I've been making quick work of my CSA share this week. The Thai basil started changing color on me from green to purplish-brown, which told me it was time to make pesto, and fast.
It's sort of a shame pesto seems so dated and 1980's, as it's tasty, versatile stuff and the basic concept works with a broad variety of different combinations of herbs, cheeses and nuts. I went traditional here though, starting with three cloves of peeled garlic and about a 1/2 cup of pine nuts, lightly toasted in the toaster oven. Those went into the food processor, along with the basil leaves, were pulsed until smooth, and while doing so, I started adding a drizzle of olive oil through the feed tube. I don't measure the olive oil (OK, I don't really measure anything); the texture I look for is a loose paste. It could have been anywhere between 1/2 and 1 cup of oil.
I could try to convince you that I prefer to grate the parmesan separately and then add it to taste, but the truth is I forgot the cheese. So, by accident rather than design, I grated about a 1/2 cup of parmigiano reggiano and then added that to the rest of the ingredients. Salt to taste. It all came out OK.

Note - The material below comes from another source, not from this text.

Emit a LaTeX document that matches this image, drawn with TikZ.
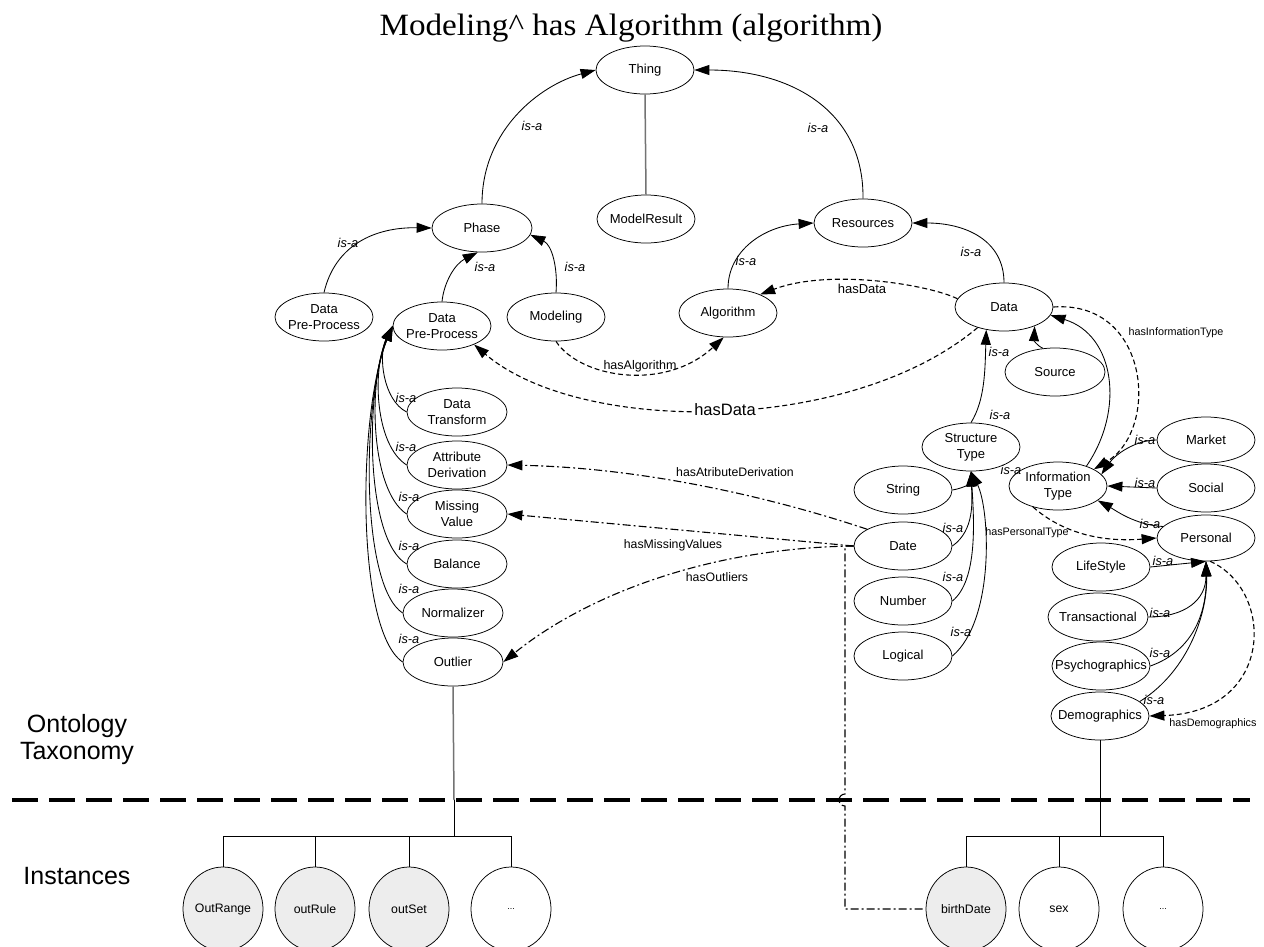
\documentclass[tikz,border=0pt]{standalone}
\usepackage{fontspec}
\setmainfont{Liberation Sans}
\newfontfamily\titlefont{Liberation Serif}
\usetikzlibrary{shapes.geometric,arrows.meta}
\begin{document}
\begin{tikzpicture}[x=1pt,y=1pt,
 ell/.style={draw, ellipse, line width=0.75pt, minimum width=98pt, minimum height=48pt, inner xsep=-40pt, inner ysep=-20pt, align=center, font=\fontsize{13}{16}\selectfont},
 inst/.style={draw, ellipse, line width=0.75pt, minimum width=80pt, minimum height=84pt, inner xsep=-30pt, inner ysep=-20pt, font=\fontsize{12.3}{14}\selectfont},
 gfill/.style={fill=black!7},
 isa/.style={line width=0.85pt, -{Triangle[length=15pt,width=10pt]}},
 rel/.style={isa, line width=1.1pt, dash pattern=on 5pt off 3pt},
 reldd/.style={isa, line width=1.1pt, dash pattern=on 8pt off 3pt on 2pt off 3pt},
 ddline/.style={line width=1.1pt, dash pattern=on 8pt off 3pt on 2pt off 3pt},
 isal/.style={font=\itshape\fontsize{12.8}{14}\selectfont, inner sep=0pt},
 rell/.style={font=\fontsize{12.5}{14}\selectfont, inner sep=0pt},
 sml/.style={font=\fontsize{10.8}{12}\selectfont, inner sep=0pt},
 tree/.style={line width=0.8pt},
 gline/.style={line width=1.5pt, draw=black!55},
 sect/.style={font=\fontsize{25}{27}\selectfont, align=center, inner sep=0pt},
]
\useasboundingbox (0,0) rectangle (1264,-946);
\fill[white] (0,0) rectangle (1264,-946);

% title
\node[inner sep=0pt, anchor=base] (title) at (631,-35) {\titlefont\fontsize{31}{36}\selectfont\scalebox{1.07}[1]{Modeling\textasciicircum{} has Algorithm (algorithm)}};

% ontology nodes
\node[ell] (thing) at (645,-70) {Thing};
\node[ell] (modelresult) at (646,-219) {ModelResult};
\node[ell, minimum width=100pt] (phase) at (482,-228) {Phase};
\node[ell] (dpp1) at (324,-317) {Data\\Pre-Process};
\node[ell] (dpp2) at (442,-326) {Data\\Pre-Process};
\node[ell] (modeling) at (556,-317) {Modeling};
\node[ell] (algorithm) at (728,-313) {Algorithm};
\node[ell] (resources) at (863,-223) {Resources};
\node[ell] (data) at (1004,-307) {Data};
\node[ell, minimum width=100pt] (source) at (1055,-372) {Source};
\node[ell, minimum width=100pt] (dtransform) at (457,-412) {Data\\Transform};
\node[ell, minimum width=100pt] (attrder) at (457,-465) {Attribute\\Derivation};
\node[ell, minimum width=100pt] (missing) at (457,-514) {Missing\\Value};
\node[ell, minimum width=100pt] (balance) at (457,-564) {Balance};
\node[ell, minimum width=100pt] (normalizer) at (453,-613) {Normalizer};
\node[ell, minimum width=100pt] (outlier) at (453,-662) {Outlier};
\node[ell] (structtype) at (971,-447) {Structure\\Type};
\node[ell] (string) at (903,-490) {String};
\node[ell] (date) at (903,-546) {Date};
\node[ell] (number) at (903,-601) {Number};
\node[ell] (logical) at (903,-656) {Logical};
\node[ell] (infotype) at (1058,-486) {Information\\Type};
\node[ell, minimum height=46pt] (market) at (1206,-440) {Market};
\node[ell] (social) at (1206,-488) {Social};
\node[ell, minimum height=46pt] (personal) at (1206,-538) {Personal};
\node[ell] (lifestyle) at (1101,-567) {LifeStyle};
\node[ell, minimum width=100pt] (transactional) at (1098,-617) {Transactional};
\node[ell] (psycho) at (1101,-666) {Psychographics};
\node[ell] (demographics) at (1100,-716) {Demographics};

% instances
\node[inst,gfill] (outrange) at (223,-909) {OutRange};
\node[inst,gfill] (outrule) at (315,-909) {outRule};
\node[inst,gfill] (outset) at (409,-909) {outSet};
\node[inst, font=\fontsize{9}{10}\selectfont] (dotsa) at (511,-909) {...};
\node[inst,gfill] (birthdate) at (966,-909) {birthDate};
\node[inst] (sex) at (1059,-909) {sex};
\node[inst, font=\fontsize{9}{10}\selectfont] (dotsb) at (1163,-909) {...};

% section labels
\node[sect] (onto) at (77,-740) {Ontology\\Taxonomy};
\node[sect] (instl) at (77,-876) {Instances};

% separator
\coordinate (sepL) at (12,-800);
\coordinate (sepR) at (1250,-800);
\draw[line width=4.5pt, dash pattern=on 26pt off 11pt] (sepL) -- (sepR);

% is-a edges (top)
\draw[isa] (phase.north) .. controls (482,-130) and (540,-85) .. (thing.west);
\draw[isa] (resources.north) .. controls (864,-110) and (790,-70) .. (thing.east);
\draw[gline] (thing.south) -- (modelresult.north);
\draw[isa] (dpp1.north) .. controls (335,-245) and (375,-227) .. (phase.west);
\draw[isa] (dpp2.north) .. controls (444,-282) and (455,-264) .. (phase.260);
\draw[isa] (modeling.north) .. controls (558,-268) and (552,-245) .. (phase.-8);
\draw[isa] (algorithm.north) .. controls (728,-250) and (765,-226) .. (resources.west);
\draw[isa] (data.north) .. controls (1004,-240) and (965,-223) .. (resources.east);

% relations top
\draw[rel] (data.170) .. controls (930,-285) and (830,-268) .. (algorithm.30);
\draw[rel] (modeling.south) .. controls (580,-378) and (665,-392) .. (algorithm.-100);
\draw[rel] (data.218) .. controls (850,-435) and (580,-435) .. (dpp2.-30);

% data subclasses
\draw[isa] (source.117) .. controls (1036,-345) and (1034,-340) .. (data.-32);
\draw[isa] (structtype.north) .. controls (985,-400) and (985,-370) .. (data.-128);
\draw[isa] (infotype.35) .. controls (1125,-410) and (1115,-335) .. (data.-10);
\draw[rel] (data.east) .. controls (1150,-300) and (1160,-430) .. (infotype.25);

% information type
\draw[isa] (market.west) .. controls (1135,-440) and (1115,-455) .. (infotype.15);
\draw[isa] (social.west) -- (infotype.east);
\draw[isa] (personal.165) .. controls (1135,-525) and (1115,-510) .. (infotype.-20);
\draw[rel] (infotype.-140) .. controls (1065,-535) and (1105,-542) .. (personal.west);

% personal
\draw[isa] (lifestyle.east) -- (personal.south);
\draw[isa] (transactional.east) .. controls (1185,-617) and (1206,-600) .. (personal.south);
\draw[isa] (psycho.east) .. controls (1195,-650) and (1207,-610) .. (personal.south);
\draw[isa] (demographics.20) .. controls (1190,-670) and (1208,-610) .. (personal.south);
\draw[rel] (personal.-80) .. controls (1275,-590) and (1275,-712) .. (demographics.east);

% structure type
\draw[isa] (string.east) .. controls (965,-488) and (971,-482) .. (structtype.south);
\draw[isa] (date.east) .. controls (975,-530) and (972,-500) .. (structtype.south);
\draw[isa] (number.east) .. controls (978,-580) and (974,-520) .. (structtype.south);
\draw[isa] (logical.east) .. controls (995,-620) and (990,-510) .. (structtype.south);

% pre-process bundle
\draw[isa] (dtransform.west) .. controls (383,-400) and (378,-355) .. (dpp2.west);
\draw[isa] (attrder.west) .. controls (375,-445) and (372,-370) .. (dpp2.west);
\draw[isa] (missing.west) .. controls (370,-490) and (368,-380) .. (dpp2.west);
\draw[isa] (balance.west) .. controls (365,-540) and (365,-390) .. (dpp2.west);
\draw[isa] (normalizer.west) .. controls (360,-585) and (362,-400) .. (dpp2.west);
\draw[isa] (outlier.west) .. controls (355,-630) and (358,-410) .. (dpp2.west);

% date relations
\draw[reldd] (date.155) .. controls (780,-500) and (650,-468) .. (attrder.east);
\draw[reldd] (date.west) -- (missing.east);
\draw[reldd] (date.west) .. controls (700,-548) and (580,-600) .. (outlier.east);
\coordinate (jd) at (845,-546);
\coordinate (jh) at (845,-794);
\draw[ddline] (date.west) -- (jd) -- (jh) arc[start angle=90, end angle=270, radius=6pt] |- (birthdate.west);

% instance trees
\coordinate (t1m) at (454,-800);
\coordinate (t1) at (454,-836);
\draw[gline] (outlier.south) -- (t1m);
\draw[tree] (t1m) -- (t1);
\draw[tree] (outrange.north) |- (dotsa.north |- t1) -- (dotsa.north);
\draw[tree] (outrule.north) -- (outrule.north |- t1);
\draw[tree] (outset.north) -- (outset.north |- t1);
\coordinate (t2) at (1100,-836);
\draw[tree] (demographics.south) -- (t2);
\draw[tree] (birthdate.north) |- (dotsb.north |- t2) -- (dotsb.north);
\draw[tree] (sex.north) -- (sex.north |- t2);

% is-a labels
\node[isal] (i1) at (532,-126) {is-a};
\node[isal] (i2) at (818,-128) {is-a};
\node[isal] (i3) at (348,-243) {is-a};
\node[isal] (i4) at (485,-267) {is-a};
\node[isal] (i5) at (575,-267) {is-a};
\node[isal] (i6) at (746,-261) {is-a};
\node[isal] (i7) at (971,-252) {is-a};
\node[isal] (i8) at (999,-352) {is-a};
\node[isal] (i9) at (1000,-415) {is-a};
\node[isal] (i10) at (1011,-470) {is-a};
\node[isal] (i11) at (406,-398) {is-a};
\node[isal] (i12) at (406,-447) {is-a};
\node[isal] (i13) at (409,-497) {is-a};
\node[isal] (i14) at (409,-546) {is-a};
\node[isal] (i15) at (409,-589) {is-a};
\node[isal] (i16) at (409,-639) {is-a};
\node[isal] (i17) at (953,-528) {is-a};
\node[isal] (i18) at (953,-577) {is-a};
\node[isal] (i19) at (961,-632) {is-a};
\node[isal] (i20) at (1145,-440) {is-a};
\node[isal] (i21) at (1145,-483) {is-a};
\node[isal] (i22) at (1150,-524) {is-a};
\node[isal] (i23) at (1163,-561) {is-a};
\node[isal] (i24) at (1160,-613) {is-a};
\node[isal] (i25) at (1160,-653) {is-a};
\node[isal] (i26) at (1154,-700) {is-a};

% relation labels
\node[rell, font=\fontsize{13}{15}\selectfont] (r1) at (862,-289) {hasData};
\node[rell] (r2) at (640,-366) {hasAlgorithm};
\node[rell, font=\fontsize{16.5}{18}\selectfont, fill=white, inner sep=1pt] (r3) at (725,-410) {hasData};
\node[sml] (r4) at (1176,-333) {hasInformationType};
\node[rell, font=\fontsize{12.3}{14}\selectfont] (r5) at (735,-472) {hasAtributeDerivation};
\node[rell, font=\fontsize{12.3}{14}\selectfont] (r6) at (673,-545) {hasMissingValues};
\node[rell, font=\fontsize{12.3}{14}\selectfont] (r7) at (717,-577) {hasOutliers};
\node[sml] (r8) at (1027,-533) {hasPersonalType};
\node[sml] (r9) at (1213,-724) {hasDemographics};
\end{tikzpicture}
\end{document}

I blanched the green beans (3/4 lb.) in boiling salted water for about five minutes, then shocked them in ice water to keep them from overcooking. I then used the same water (I use a spider to fish them out rather than dumping the water through a colander) to boil about 3/4 lb. of dry linguine. When the pasta is cooked, drain it and throw it in a big, warmed bowl (I stick it in the oven at 200ºF while the pasta is cooking), and toss with a big generous spoonful of the pesto and green beans. Use enough pesto to evenly dress the pasta: I used about 3/4 of the batch of pesto I'd made (probably about 3/4 cup). Grate more parmesan over the top, and grind black pepper to taste.
OK, that's pesto - what about pisto?
I learned of pisto, or pisto manchego, on our last visit to Spain, when we had it for lunch at a little restaurant in Toledo. It's basically the Spanish take on ratatouille, a stew of eggplant, tomatoes, onions, peppers and zucchini. But the Spaniards know that the way to make just about anything better is to put an egg on it, and that's what they do with pisto. The place where I tried it did even one better, and draped a slice of serrano ham over the vegetable stew as well. My ratatouille already happened here, so this was mostly a matter of warming and assembling.
One tiny little note of possible value: lately I've been cooking my fried eggs in olive oil rather than butter. I think the idea came from José Andrés' "Made in Spain" show. I like that you quickly get a puffy, crispy fully cooked white while the yolk still remains runny.
With bò lá lốt in the works for later this week, I may actually finish off all of this week's CSA share ahead of schedule.